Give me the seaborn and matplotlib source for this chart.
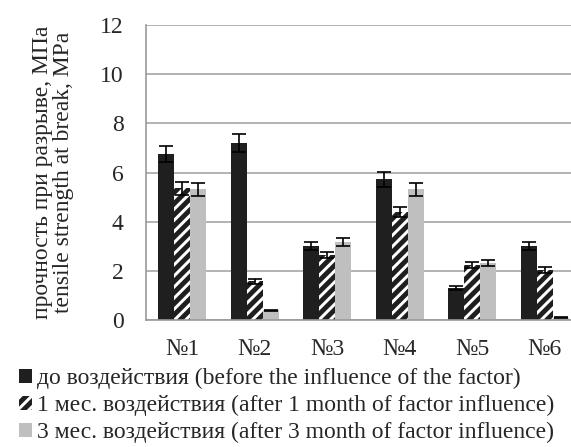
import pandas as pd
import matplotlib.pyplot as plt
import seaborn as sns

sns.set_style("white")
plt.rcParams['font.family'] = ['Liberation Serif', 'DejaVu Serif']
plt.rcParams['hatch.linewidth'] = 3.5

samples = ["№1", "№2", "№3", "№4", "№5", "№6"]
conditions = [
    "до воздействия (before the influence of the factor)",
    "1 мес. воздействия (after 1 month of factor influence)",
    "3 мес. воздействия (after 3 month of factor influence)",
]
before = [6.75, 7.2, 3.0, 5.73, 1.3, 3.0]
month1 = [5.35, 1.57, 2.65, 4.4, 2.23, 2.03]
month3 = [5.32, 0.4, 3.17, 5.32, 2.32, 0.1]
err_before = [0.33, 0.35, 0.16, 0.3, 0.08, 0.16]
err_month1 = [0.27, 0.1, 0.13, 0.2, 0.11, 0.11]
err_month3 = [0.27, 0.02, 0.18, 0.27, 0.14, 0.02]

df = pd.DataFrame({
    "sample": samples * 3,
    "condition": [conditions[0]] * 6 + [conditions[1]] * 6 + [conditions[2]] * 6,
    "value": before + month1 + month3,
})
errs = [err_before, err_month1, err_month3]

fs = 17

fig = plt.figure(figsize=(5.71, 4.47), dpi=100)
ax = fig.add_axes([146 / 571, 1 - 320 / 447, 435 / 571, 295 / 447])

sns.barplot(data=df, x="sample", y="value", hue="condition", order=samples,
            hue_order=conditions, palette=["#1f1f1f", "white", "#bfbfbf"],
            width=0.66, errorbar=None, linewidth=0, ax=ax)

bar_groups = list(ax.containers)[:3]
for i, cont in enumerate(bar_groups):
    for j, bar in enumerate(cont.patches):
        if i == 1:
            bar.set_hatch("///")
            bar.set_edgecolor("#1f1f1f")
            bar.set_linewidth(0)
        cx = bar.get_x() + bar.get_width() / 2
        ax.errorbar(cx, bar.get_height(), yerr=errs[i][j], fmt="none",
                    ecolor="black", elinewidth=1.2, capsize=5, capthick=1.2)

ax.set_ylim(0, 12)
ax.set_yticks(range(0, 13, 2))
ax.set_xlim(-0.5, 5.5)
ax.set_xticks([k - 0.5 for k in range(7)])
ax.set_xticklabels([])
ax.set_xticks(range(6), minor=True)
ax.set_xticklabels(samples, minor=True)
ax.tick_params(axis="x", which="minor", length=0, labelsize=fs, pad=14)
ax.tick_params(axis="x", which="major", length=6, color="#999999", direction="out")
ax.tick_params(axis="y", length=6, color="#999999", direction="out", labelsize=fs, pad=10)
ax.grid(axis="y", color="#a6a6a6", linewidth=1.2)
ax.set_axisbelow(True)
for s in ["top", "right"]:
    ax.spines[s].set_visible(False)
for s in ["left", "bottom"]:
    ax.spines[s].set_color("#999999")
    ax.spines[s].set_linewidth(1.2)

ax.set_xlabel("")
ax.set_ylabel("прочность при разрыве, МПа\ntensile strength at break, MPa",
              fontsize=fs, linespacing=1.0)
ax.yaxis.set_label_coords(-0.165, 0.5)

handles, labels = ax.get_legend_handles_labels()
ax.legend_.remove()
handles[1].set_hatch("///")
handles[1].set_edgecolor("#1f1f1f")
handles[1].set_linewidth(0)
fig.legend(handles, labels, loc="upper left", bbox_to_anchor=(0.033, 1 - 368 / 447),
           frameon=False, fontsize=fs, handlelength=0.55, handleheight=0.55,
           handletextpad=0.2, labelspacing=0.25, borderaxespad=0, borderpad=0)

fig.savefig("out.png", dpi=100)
++++++++++++++++++++
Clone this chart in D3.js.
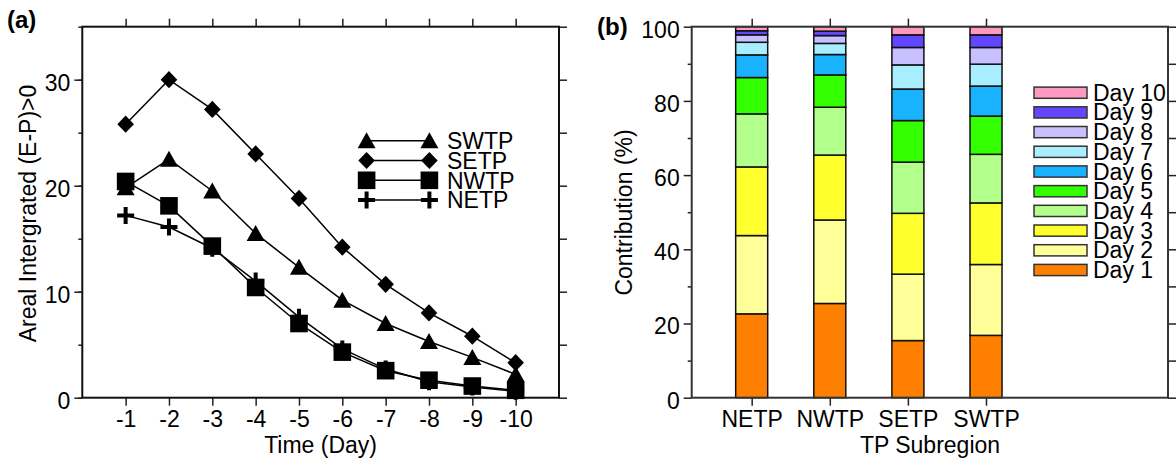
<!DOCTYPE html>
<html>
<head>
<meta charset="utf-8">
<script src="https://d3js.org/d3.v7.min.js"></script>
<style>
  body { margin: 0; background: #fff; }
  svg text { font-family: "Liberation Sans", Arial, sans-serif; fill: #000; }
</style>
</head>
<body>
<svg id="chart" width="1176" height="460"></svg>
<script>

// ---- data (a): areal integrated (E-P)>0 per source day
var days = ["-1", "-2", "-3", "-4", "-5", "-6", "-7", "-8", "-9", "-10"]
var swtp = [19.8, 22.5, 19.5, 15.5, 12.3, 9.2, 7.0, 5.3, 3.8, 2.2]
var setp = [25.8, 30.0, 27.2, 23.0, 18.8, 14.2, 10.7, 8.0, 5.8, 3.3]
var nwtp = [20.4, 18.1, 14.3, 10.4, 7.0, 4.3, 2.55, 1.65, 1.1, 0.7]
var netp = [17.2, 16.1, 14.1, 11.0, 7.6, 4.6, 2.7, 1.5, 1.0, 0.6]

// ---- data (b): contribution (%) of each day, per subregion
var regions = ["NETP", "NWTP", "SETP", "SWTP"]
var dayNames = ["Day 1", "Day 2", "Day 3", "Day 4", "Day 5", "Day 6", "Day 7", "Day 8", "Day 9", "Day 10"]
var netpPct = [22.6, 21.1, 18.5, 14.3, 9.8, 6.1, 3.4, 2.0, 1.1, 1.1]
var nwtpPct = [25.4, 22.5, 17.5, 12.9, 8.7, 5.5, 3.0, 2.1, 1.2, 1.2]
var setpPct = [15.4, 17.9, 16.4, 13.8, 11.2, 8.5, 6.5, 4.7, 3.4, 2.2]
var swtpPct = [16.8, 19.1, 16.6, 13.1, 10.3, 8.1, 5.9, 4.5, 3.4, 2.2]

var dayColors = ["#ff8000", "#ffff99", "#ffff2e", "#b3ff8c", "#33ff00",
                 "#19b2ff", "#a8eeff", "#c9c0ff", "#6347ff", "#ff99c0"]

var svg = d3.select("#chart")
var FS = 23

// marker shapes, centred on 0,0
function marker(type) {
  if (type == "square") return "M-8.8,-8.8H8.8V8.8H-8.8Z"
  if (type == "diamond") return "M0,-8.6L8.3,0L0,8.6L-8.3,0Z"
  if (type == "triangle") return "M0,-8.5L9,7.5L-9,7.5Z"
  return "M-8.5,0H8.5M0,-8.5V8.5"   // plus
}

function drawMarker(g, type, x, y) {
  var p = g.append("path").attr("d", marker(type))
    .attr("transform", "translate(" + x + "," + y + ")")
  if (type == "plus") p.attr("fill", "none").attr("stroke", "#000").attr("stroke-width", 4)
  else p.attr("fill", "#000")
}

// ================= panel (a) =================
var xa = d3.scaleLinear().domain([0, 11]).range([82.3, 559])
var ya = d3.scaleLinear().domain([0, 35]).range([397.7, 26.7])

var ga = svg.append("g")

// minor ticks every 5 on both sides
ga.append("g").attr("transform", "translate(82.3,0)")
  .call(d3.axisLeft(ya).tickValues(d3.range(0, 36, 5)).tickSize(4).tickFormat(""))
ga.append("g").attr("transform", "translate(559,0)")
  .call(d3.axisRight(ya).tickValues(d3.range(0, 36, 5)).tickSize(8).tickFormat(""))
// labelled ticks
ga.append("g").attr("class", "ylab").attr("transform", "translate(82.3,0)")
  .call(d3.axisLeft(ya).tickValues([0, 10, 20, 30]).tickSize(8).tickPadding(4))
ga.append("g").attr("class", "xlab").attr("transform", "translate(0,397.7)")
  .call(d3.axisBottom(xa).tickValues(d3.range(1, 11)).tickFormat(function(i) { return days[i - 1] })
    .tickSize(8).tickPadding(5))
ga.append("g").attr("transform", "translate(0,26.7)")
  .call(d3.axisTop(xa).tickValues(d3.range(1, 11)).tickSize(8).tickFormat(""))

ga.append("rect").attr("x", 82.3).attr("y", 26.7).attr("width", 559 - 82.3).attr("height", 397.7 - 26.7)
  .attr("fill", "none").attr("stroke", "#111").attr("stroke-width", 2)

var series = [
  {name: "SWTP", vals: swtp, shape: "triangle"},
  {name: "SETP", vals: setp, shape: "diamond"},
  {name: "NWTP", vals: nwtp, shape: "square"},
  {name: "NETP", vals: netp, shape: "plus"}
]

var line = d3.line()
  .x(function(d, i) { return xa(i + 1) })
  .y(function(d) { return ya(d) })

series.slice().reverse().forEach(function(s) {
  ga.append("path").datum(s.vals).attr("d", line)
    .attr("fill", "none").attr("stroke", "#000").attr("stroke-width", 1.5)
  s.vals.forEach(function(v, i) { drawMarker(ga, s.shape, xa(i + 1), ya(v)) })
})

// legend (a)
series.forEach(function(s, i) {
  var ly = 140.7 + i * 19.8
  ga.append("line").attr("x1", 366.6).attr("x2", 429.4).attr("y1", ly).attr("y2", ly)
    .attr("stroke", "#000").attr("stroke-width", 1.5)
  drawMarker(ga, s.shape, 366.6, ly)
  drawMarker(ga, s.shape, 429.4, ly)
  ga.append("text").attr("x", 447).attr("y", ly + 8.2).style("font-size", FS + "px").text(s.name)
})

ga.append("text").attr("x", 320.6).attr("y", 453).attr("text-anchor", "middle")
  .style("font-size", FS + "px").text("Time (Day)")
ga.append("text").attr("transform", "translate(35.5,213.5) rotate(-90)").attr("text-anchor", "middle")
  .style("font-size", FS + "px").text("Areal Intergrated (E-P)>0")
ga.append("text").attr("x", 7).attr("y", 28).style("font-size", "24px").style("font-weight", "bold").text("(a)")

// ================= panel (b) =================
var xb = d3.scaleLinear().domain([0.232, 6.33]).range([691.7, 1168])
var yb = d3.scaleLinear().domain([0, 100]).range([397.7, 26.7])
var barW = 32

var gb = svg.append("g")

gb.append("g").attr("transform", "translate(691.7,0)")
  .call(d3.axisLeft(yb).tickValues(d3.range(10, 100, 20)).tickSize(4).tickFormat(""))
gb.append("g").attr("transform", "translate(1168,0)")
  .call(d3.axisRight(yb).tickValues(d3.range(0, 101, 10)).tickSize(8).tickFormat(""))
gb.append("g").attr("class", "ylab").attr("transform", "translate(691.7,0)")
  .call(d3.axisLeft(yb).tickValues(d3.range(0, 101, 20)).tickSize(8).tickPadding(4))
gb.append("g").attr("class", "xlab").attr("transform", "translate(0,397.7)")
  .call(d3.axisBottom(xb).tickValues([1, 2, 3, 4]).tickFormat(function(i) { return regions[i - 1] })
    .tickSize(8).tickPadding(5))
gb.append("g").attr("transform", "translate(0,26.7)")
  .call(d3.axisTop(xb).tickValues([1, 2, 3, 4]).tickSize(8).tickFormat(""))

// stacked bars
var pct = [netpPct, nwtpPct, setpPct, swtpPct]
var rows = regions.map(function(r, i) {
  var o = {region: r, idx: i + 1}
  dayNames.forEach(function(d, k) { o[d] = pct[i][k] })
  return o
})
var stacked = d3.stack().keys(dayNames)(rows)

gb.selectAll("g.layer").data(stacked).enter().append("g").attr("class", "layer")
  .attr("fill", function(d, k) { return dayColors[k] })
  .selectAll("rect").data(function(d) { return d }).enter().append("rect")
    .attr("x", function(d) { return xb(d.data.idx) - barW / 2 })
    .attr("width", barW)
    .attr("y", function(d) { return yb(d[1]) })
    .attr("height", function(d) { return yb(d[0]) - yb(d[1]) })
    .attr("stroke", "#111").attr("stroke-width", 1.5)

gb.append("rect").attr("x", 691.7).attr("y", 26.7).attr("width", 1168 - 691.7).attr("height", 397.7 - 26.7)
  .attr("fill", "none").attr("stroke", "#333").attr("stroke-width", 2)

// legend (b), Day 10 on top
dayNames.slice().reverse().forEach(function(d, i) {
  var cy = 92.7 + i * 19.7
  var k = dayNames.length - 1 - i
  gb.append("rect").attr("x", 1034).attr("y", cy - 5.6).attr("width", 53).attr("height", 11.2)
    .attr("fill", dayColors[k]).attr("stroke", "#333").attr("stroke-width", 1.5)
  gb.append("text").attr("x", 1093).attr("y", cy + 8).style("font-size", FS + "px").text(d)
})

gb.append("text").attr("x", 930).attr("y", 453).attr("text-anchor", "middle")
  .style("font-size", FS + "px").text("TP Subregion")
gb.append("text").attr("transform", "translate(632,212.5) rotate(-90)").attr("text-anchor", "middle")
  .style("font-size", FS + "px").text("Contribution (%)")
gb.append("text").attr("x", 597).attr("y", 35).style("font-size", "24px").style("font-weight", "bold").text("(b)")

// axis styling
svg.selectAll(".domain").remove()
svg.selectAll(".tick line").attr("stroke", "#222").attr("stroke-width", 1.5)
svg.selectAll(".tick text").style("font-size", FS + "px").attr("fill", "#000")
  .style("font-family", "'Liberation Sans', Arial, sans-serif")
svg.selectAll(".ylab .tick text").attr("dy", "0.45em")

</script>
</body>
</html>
++++++++++++++++++++
REQUIREMENT - Give back only the lines from the one holding "Give me the" through the one holding "elinewidth=1.2, capsize=5, capthick=1.2)", both kept, exactly as written. Omit the images.

FINAL RESULT -
Give me the seaborn and matplotlib source for this chart.
import pandas as pd
import matplotlib.pyplot as plt
import seaborn as sns

sns.set_style("white")
plt.rcParams['font.family'] = ['Liberation Serif', 'DejaVu Serif']
plt.rcParams['hatch.linewidth'] = 3.5

samples = ["№1", "№2", "№3", "№4", "№5", "№6"]
conditions = [
    "до воздействия (before the influence of the factor)",
    "1 мес. воздействия (after 1 month of factor influence)",
    "3 мес. воздействия (after 3 month of factor influence)",
]
before = [6.75, 7.2, 3.0, 5.73, 1.3, 3.0]
month1 = [5.35, 1.57, 2.65, 4.4, 2.23, 2.03]
month3 = [5.32, 0.4, 3.17, 5.32, 2.32, 0.1]
err_before = [0.33, 0.35, 0.16, 0.3, 0.08, 0.16]
err_month1 = [0.27, 0.1, 0.13, 0.2, 0.11, 0.11]
err_month3 = [0.27, 0.02, 0.18, 0.27, 0.14, 0.02]

df = pd.DataFrame({
    "sample": samples * 3,
    "condition": [conditions[0]] * 6 + [conditions[1]] * 6 + [conditions[2]] * 6,
    "value": before + month1 + month3,
})
errs = [err_before, err_month1, err_month3]

fs = 17

fig = plt.figure(figsize=(5.71, 4.47), dpi=100)
ax = fig.add_axes([146 / 571, 1 - 320 / 447, 435 / 571, 295 / 447])

sns.barplot(data=df, x="sample", y="value", hue="condition", order=samples,
            hue_order=conditions, palette=["#1f1f1f", "white", "#bfbfbf"],
            width=0.66, errorbar=None, linewidth=0, ax=ax)

bar_groups = list(ax.containers)[:3]
for i, cont in enumerate(bar_groups):
    for j, bar in enumerate(cont.patches):
        if i == 1:
            bar.set_hatch("///")
            bar.set_edgecolor("#1f1f1f")
            bar.set_linewidth(0)
        cx = bar.get_x() + bar.get_width() / 2
        ax.errorbar(cx, bar.get_height(), yerr=errs[i][j], fmt="none",
                    ecolor="black", elinewidth=1.2, capsize=5, capthick=1.2)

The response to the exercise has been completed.